Key Components of TES:
- Sensible Heat Storage: This method involves heating a solid or liquid storage medium (like water, molten salts, or rocks) and storing the heat as an increase in the temperature of the medium. Water tanks and molten salt tanks are common examples.
- Latent Heat Storage: Latent heat storage utilizes phase change materials (PCMs) that absorb and release heat during their transition between solid and liquid states. PCMs can store large amounts of heat at nearly constant temperatures, making them efficient for maintaining specific temperature ranges.
- Thermochemical Storage: This advanced method involves reversible chemical reactions to store and release heat. Thermochemical storage has high energy density and can store heat for long durations with minimal losses, though it is currently less common due to its complexity and cost.
Harnessing Renewable Heat
TES systems are particularly effective in capturing heat from renewable sources such as solar thermal, geothermal, and biomass energy.
- Solar Thermal Energy:
- Solar thermal systems collect and concentrate sunlight to generate heat, which can be stored in TES systems for later use. This is particularly beneficial for ensuring a stable energy supply during cloudy periods or at night.
- Concentrated solar power (CSP) plants often use molten salt as a storage medium, retaining high-temperature heat that can be converted to electricity on demand.
- Geothermal Energy:
- Geothermal plants extract heat from the Earth’s core, which can be stored in TES systems for continuous energy supply. This enhances the reliability and efficiency of geothermal power.
- Biomass Energy:
- Biomass energy, derived from organic materials, produces heat during combustion or biochemical processes. TES can capture this heat for industrial processes or district heating systems.
Applications and Benefits
TES systems offer versatile applications across residential, commercial, and industrial sectors, providing a range of benefits:
- Grid Stability and Efficiency: By storing excess energy during periods of low demand and releasing it during peak times, TES enhances grid stability and reduces the need for fossil fuel-based peaking power plants.
- Energy Cost Savings: TES systems can lower energy costs by enabling the use of cheaper, off-peak electricity for heating and cooling purposes.
- Reduced Greenhouse Gas Emissions: TES facilitates the integration of renewable energy sources, reducing reliance on fossil fuels and lowering greenhouse gas emissions.
- Improved Energy Security: By diversifying energy storage options, TES contributes to energy security and resilience against supply disruptions.
Challenges and Future Prospects
Despite its potential, TES faces challenges such as high initial costs, material degradation, and efficiency losses. Research and development efforts are focused on improving storage materials, reducing costs, and integrating TES with other energy systems.
Innovative solutions like hybrid storage systems, combining TES with electrical storage technologies, are emerging to address these challenges. Advances in materials science are also paving the way for more efficient and durable storage media.

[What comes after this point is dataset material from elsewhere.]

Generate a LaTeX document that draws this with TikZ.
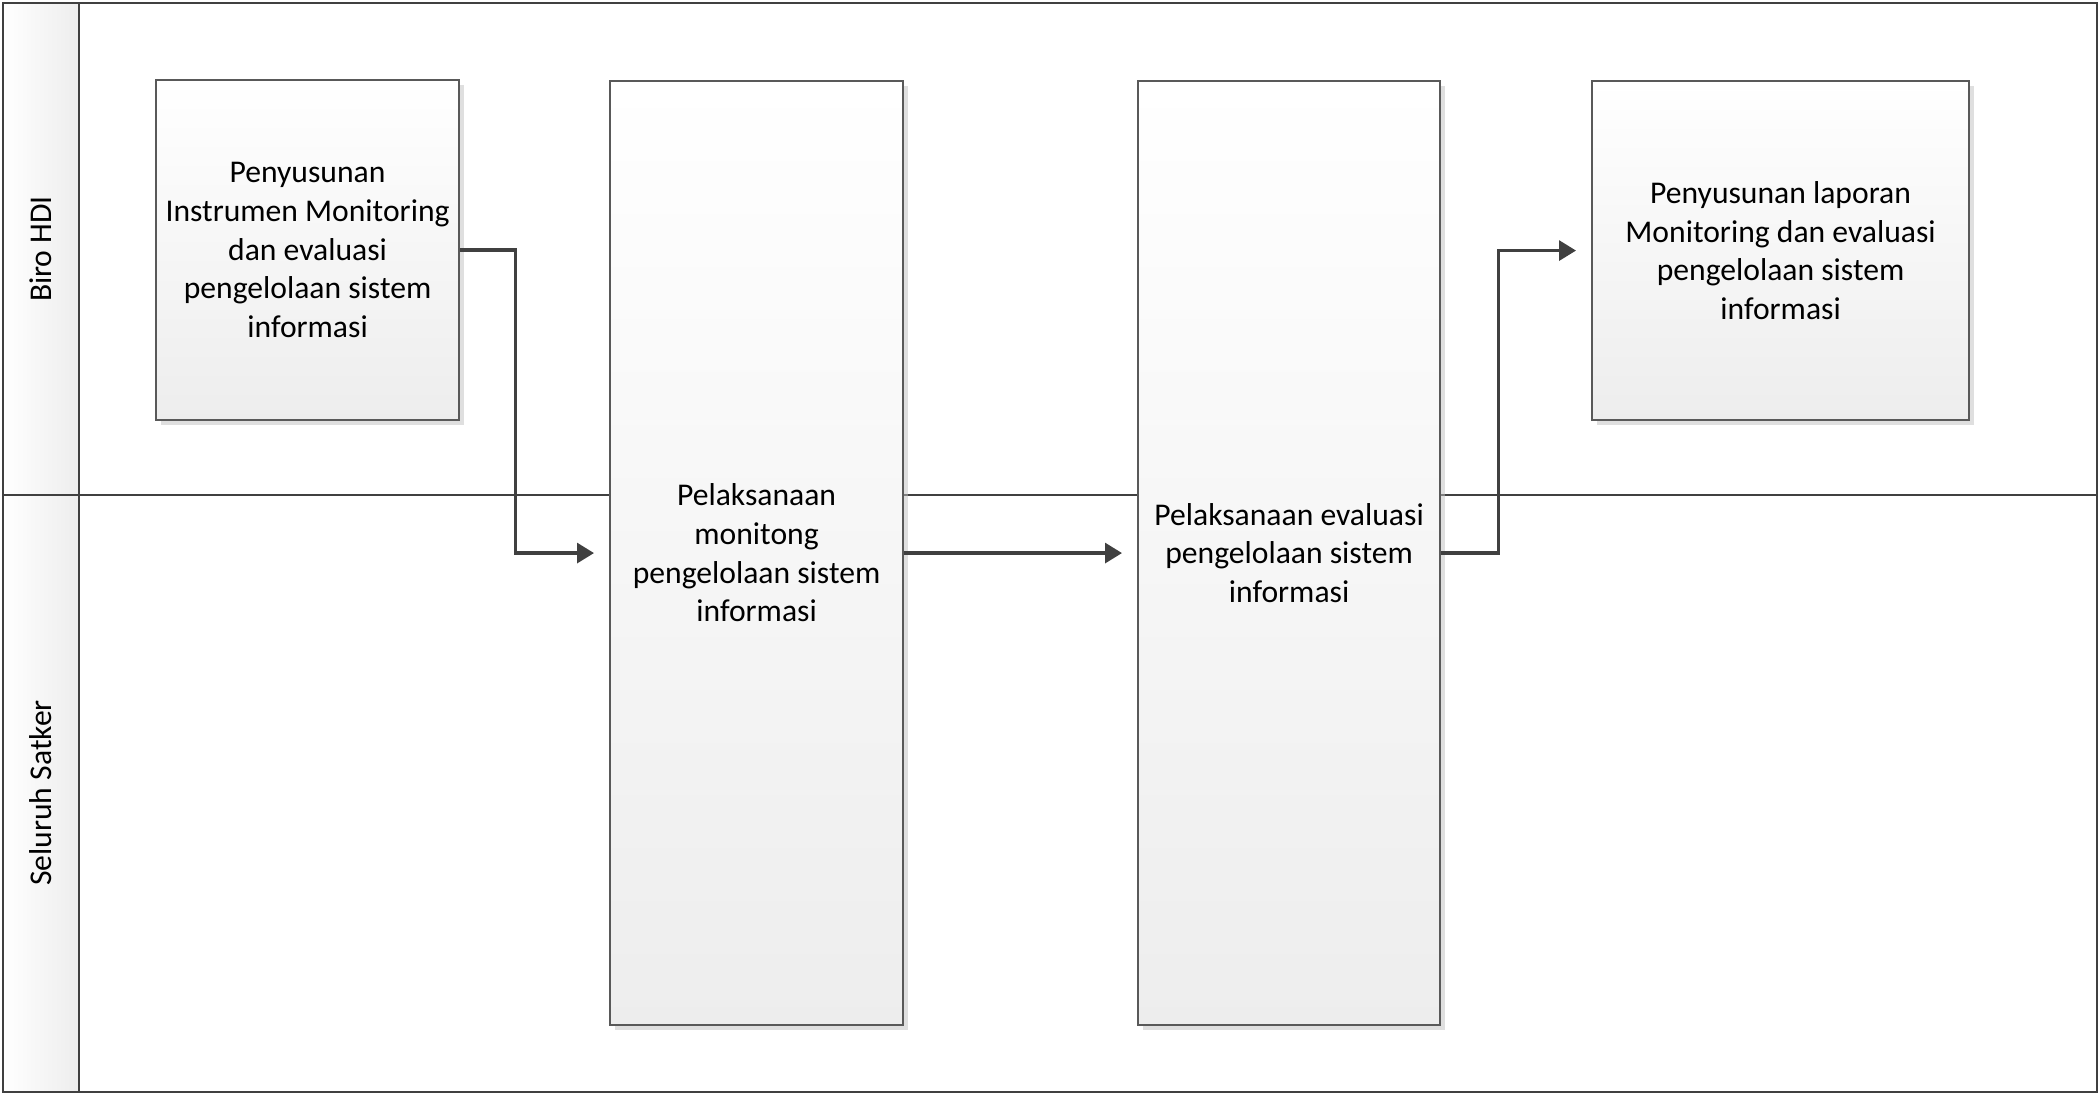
\documentclass[tikz,border=0pt]{standalone}
\usepackage{fontspec}
\setmainfont{Carlito}
\usetikzlibrary{arrows.meta,shadows}
\tikzset{
	task/.style={draw=black!65,line width=.6pt,top color=white,bottom color=black!7,anchor=north west,align=center,inner sep=0pt,font=\fontsize{9}{11}\selectfont,drop shadow={shadow xshift=.5mm,shadow yshift=-.5mm,fill=black!25,opacity=.5}},
	flow/.style={draw=black!75,line width=.9pt,shorten >=1.5mm,-{Triangle[length=1.7mm,width=2mm]}},
	lane/.style={draw=black!75,line width=.8pt},
	lanelabel/.style={rotate=90,font=\fontsize{9}{11}\selectfont},
}
\begin{document}
\begin{tikzpicture}[x=.1mm,y=-.1mm]
	\useasboundingbox(0,0)rectangle(2100,1095);
	\shade[left color=white,right color=black!7](3,3)rectangle(79,1092);
	\draw[lane](3,3)rectangle(2097,1092);
	\draw[lane](79,3)--(79,1092);
	\draw[lane](3,495)--(2097,495);
	\node[lanelabel](biro)at(41,249){Biro HDI};
	\node[lanelabel](satker)at(41,793){Seluruh Satker};
	\node[task,minimum width=3.03cm,minimum height=3.40cm](susun)at(155,79){Penyusunan\\Instrumen Monitoring\\dan evaluasi\\pengelolaan sistem\\informasi};
	\node[task,minimum width=2.93cm,minimum height=9.44cm](monitor)at(609,80){Pelaksanaan\\monitong\\pengelolaan sistem\\informasi};
	\node[task,minimum width=3.02cm,minimum height=9.44cm](evaluasi)at(1137,80){Pelaksanaan evaluasi\\pengelolaan sistem\\informasi};
	\node[task,minimum width=3.77cm,minimum height=3.39cm](laporan)at(1591,80){Penyusunan laporan\\Monitoring dan evaluasi\\pengelolaan sistem\\informasi};
	\draw[flow](susun.east)--++(55,0)|-(monitor.west);
	\draw[flow](monitor.east)--(evaluasi.west);
	\draw[flow](evaluasi.east)--++(57,0)|-(laporan.west);
\end{tikzpicture}
\end{document}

Thermal energy storage stands as a cornerstone in the pursuit of sustainable energy solutions. By capturing and utilizing heat from renewable sources, TES systems not only enhance energy efficiency and grid stability but also play a crucial role in mitigating climate change. As technology advances and costs decline, TES is poised to become an integral component of the global clean energy landscape, driving us toward a more resilient and sustainable future.